What: Standard Chartered bank hires Kerry Constabile to lead its net zero plans.
Why it matters: This signals a growing recognition of the critical importance of data and high level computing analysis in managing the complexity of ESG and sustainability.
What next: We should expect to see more recruitment from the digital world into high level banking, especially as banks struggle with green finance, transition planning and impact.
Constabile joins from Google, where she led the company’s sustainability strategy and company-wide climate plans including net zero, carbon market and removal strategies and incubated the 24/7 Carbon Free Energy Compact. She also drove the data centre water strategy and was a lead advisor on climate risk products.
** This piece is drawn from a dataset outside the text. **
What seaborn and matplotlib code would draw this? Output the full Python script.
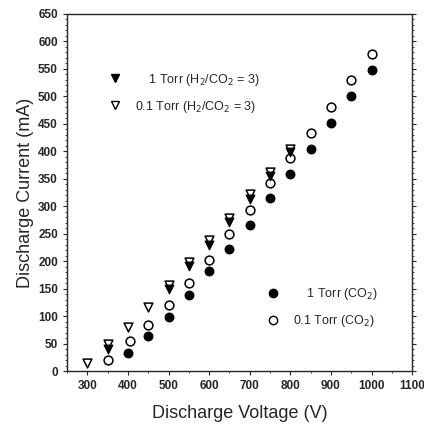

Standard Chartered is targeting $300 billion in transition finance
Her appointment follows the 2021 announcement of Standard Chartered’s launch of its Transition Finance Imperative, as part of its drive to become the world’s most sustainable bank. This involved a commitment by Standard Chartered to mobilise $300 billion in green and transition finance by 2030. In fact, she said in a statement, “I’ve always admired Standard Chartered’s leadership in sustainable finance in emerging markets and its commitment to mobilise $300 billion by 2030 for green and transition financing.”
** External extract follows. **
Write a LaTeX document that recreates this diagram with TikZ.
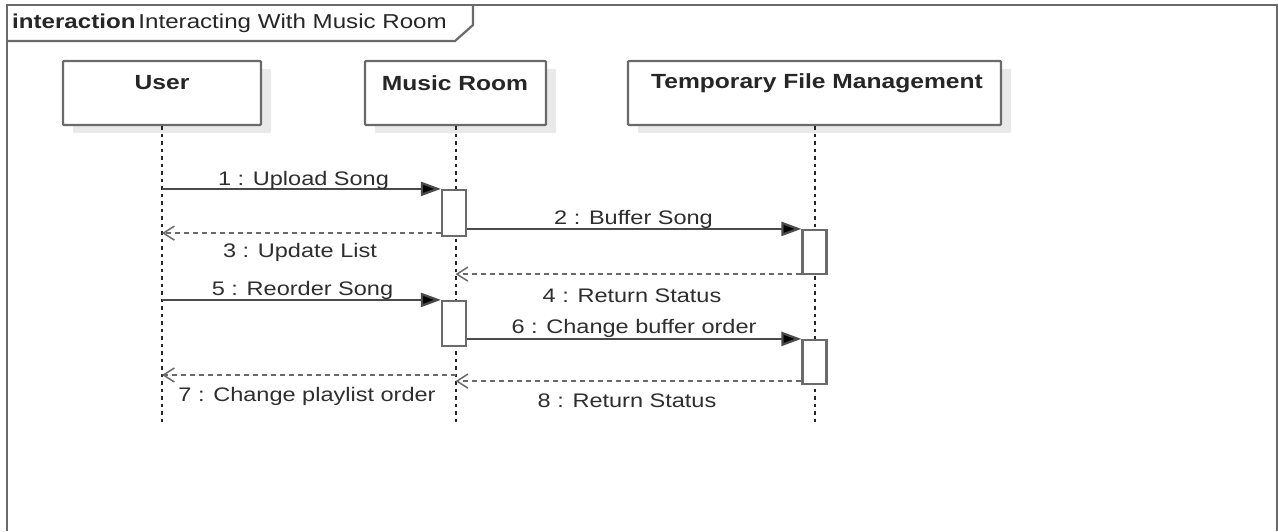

The bank’s position is somewhat challenging however, as it has been credibly accused of continuing to finance fossil fuels and failing to align with the IEA’s Net Zero by 2050 scenario, as that would have required the bank’s policy to rule out oil and gas expansion. The policy allows Standard Chartered to continue financing coal giants like Indonesia’s Adaro Energy, which has no plans to stop extracting coal and plans to continue coal production at current rate until at least 2040. Adaro has 1.1 billion tonnes of coal reserves, which if burned would be equivalent to the annual emissions of India.
Standard Chartered’s own analysis rated Adaro’s business plan as aligning with a catastrophic ‘hothouse Earth’ scenario of 5-6°C of global warming, yet nothing in the updated policy clearly rules out additional funding of Adaro and other miners in the same position. Adam McGibbon, UK Campaign Lead at Market Forces, said when the plan was released: “The bank needs to either write a real climate policy that aligns with the IEA scenario and rules out all fossil fuel expansions worldwide, be they coal, oil or gas, or drop its increasingly flimsy claim to have a net zero by 2050 target.”
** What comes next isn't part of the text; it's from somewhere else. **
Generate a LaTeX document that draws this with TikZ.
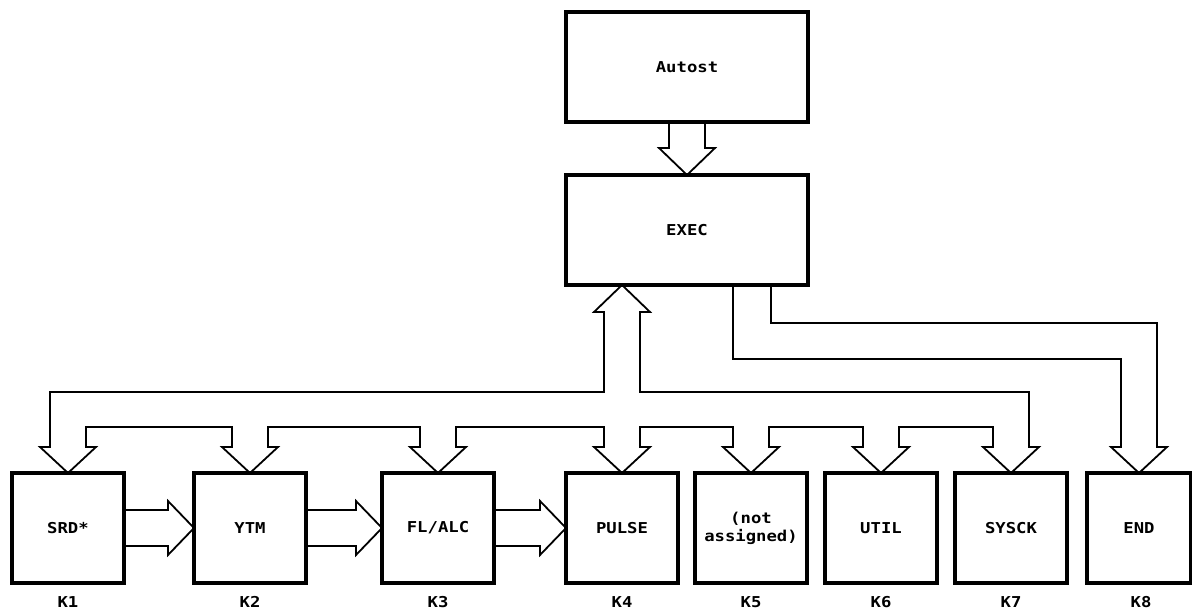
\documentclass[tikz,border=0pt]{standalone}
\usepackage{fontspec}
\usetikzlibrary{calc}
\newfontfamily\plotfont[FakeStretch=1.15]{DejaVu Sans Mono Bold}
\newcommand\plotfnt{\plotfont\fontsize{15}{18}\selectfont}
\begin{document}
\begin{tikzpicture}[x=1pt,y=-1pt,
  conn/.style={line width=1.8pt, line join=miter},
  box/.style={draw, line width=4pt, outer sep=0pt, minimum width=112pt, minimum height=110pt, inner sep=0pt, font=\plotfnt, align=center},
  lbl/.style={font=\plotfnt, inner sep=0pt},
  dnhead/.style={insert path={-- ($(#1.north)+(-18,-26)$) -- ($(#1.north)+(-28,-26)$) -- (#1.north) -- ($(#1.north)+(28,-26)$) -- ($(#1.north)+(18,-26)$)}},
  rthead/.style={insert path={-- ($(#1.west)+(-26,-18)$) -- ($(#1.west)+(-26,-27)$) -- (#1.west) -- ($(#1.west)+(-26,27)$) -- ($(#1.west)+(-26,18)$)}}
]
\useasboundingbox[fill=white] (0,0) rectangle (1192,612);

% boxes
\node[box, minimum width=242pt] (autost) at (687,67) {Autost};
\node[box, minimum width=242pt] (exec) at (687,230) {EXEC};
\node[box] (k1) at (68,528) {SRD*};
\node[box] (k2) at (250,528) {YTM};
\node[box] (k3) at (438,528) {FL/ALC};
\node[box] (k4) at (622,528) {PULSE};
\node[box] (k5) at (751,528) {(not\\assigned)};
\node[box] (k6) at (881,528) {UTIL};
\node[box] (k7) at (1011,528) {SYSCK};
\node[box, minimum width=104pt] (k8) at (1139,528) {END};

% labels
\node[lbl] (l1) at (68,602) {K1};
\node[lbl] (l2) at (250,602) {K2};
\node[lbl] (l3) at (438,602) {K3};
\node[lbl] (l4) at (622,602) {K4};
\node[lbl] (l5) at (751,602) {K5};
\node[lbl] (l6) at (881,602) {K6};
\node[lbl] (l7) at (1011,602) {K7};
\node[lbl] (l8) at (1141,602) {K8};

% Autost -> EXEC
\draw[conn] ($(autost.south)+(-18,0)$) -- ($(exec.north)+(-18,-27)$) -- ($(exec.north)+(-28,-27)$) -- (exec.north)
  -- ($(exec.north)+(28,-27)$) -- ($(exec.north)+(18,-27)$) -- ($(autost.south)+(18,0)$);

% horizontal block arrows
\draw[conn] ($(k1.east)+(0,-18)$) [rthead=k2] -- ($(k1.east)+(0,18)$);
\draw[conn] ($(k2.east)+(0,-18)$) [rthead=k3] -- ($(k2.east)+(0,18)$);
\draw[conn] ($(k3.east)+(0,-18)$) [rthead=k4] -- ($(k3.east)+(0,18)$);

% bus with up arrow into EXEC
\coordinate (up) at (exec.south -| k4.north);
\draw[conn] ($(up)+(-18,27)$) -- ($(k4.north)+(-18,-81)$) -- ($(k1.north)+(-18,-81)$)
  [dnhead=k1] -- ($(k1.north)+(18,-46)$) -- ($(k2.north)+(-18,-46)$)
  [dnhead=k2] -- ($(k2.north)+(18,-46)$) -- ($(k3.north)+(-18,-46)$)
  [dnhead=k3] -- ($(k3.north)+(18,-46)$) -- ($(k4.north)+(-18,-46)$)
  [dnhead=k4] -- ($(k4.north)+(18,-46)$) -- ($(k5.north)+(-18,-46)$)
  [dnhead=k5] -- ($(k5.north)+(18,-46)$) -- ($(k6.north)+(-18,-46)$)
  [dnhead=k6] -- ($(k6.north)+(18,-46)$) -- ($(k7.north)+(-18,-46)$)
  [dnhead=k7] -- ($(k7.north)+(18,-81)$) -- ($(k4.north)+(18,-81)$)
  -- ($(up)+(18,27)$) -- ($(up)+(28,27)$) -- (up) -- ($(up)+(-28,27)$) -- cycle;

% EXEC -> END
\draw[conn] ($(exec.south)+(46,0)$) -- ($(exec.south)+(46,74)$) -- ($(k8.north)+(-18,-114)$)
  [dnhead=k8] -- ($(k8.north)+(18,-150)$) -- ($(exec.south)+(84,38)$) -- ($(exec.south)+(84,0)$);
\end{tikzpicture}
\end{document}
The bank is accused of greenwash due to its financing of fossil fuels
In May 2022 its AGM was disrupted by activists claiming that it had provided fossil fuel finance of $6 billion in 2021 alone. In total it was said that the bank had invested $24 billion into coal, oil and gas companies since the signing of the Paris Agreement in 2015.
In fact, the Banking on Climate Chaos 2022 report shows that the bank has provided over $39.5 billion in fossil fuel finance since 2015. That covers lending as well as the underwriting of debt and equity issues. Standard Chartered may not be one of the top ten shareholders that could influence nearly 50% of fossil fuels, but they have a role to play.
Sustainability and data expertise could help manage compexity
The focus on transition finance is seen by many as an excuse not to focus on green finance. It is true that there are complex issues at play, especially in terms of developing markets, but Standard Chartered has some way to go before it can be seen as anything other than a banking laggard in climate terms. It’s possible that the introduction of deep knowledge in terms of data and analysis will help push the bank in another direction, but this is definitely a question of wait and see.
At Standard Chartered, Constabile will report directly to the Chief Sustainability Officer, Marisa Drew, and will be responsible for driving the emerging market-focused bank’s global sustainability strategy. Her responsibilities will include managing key strategic sustainability initiatives for the Group, overseeing net zero target setting and delivery of the bank’s commitments across scope 1, 2 and 3 and the bank’s environmental, social and governance (ESG) reporting and disclosures.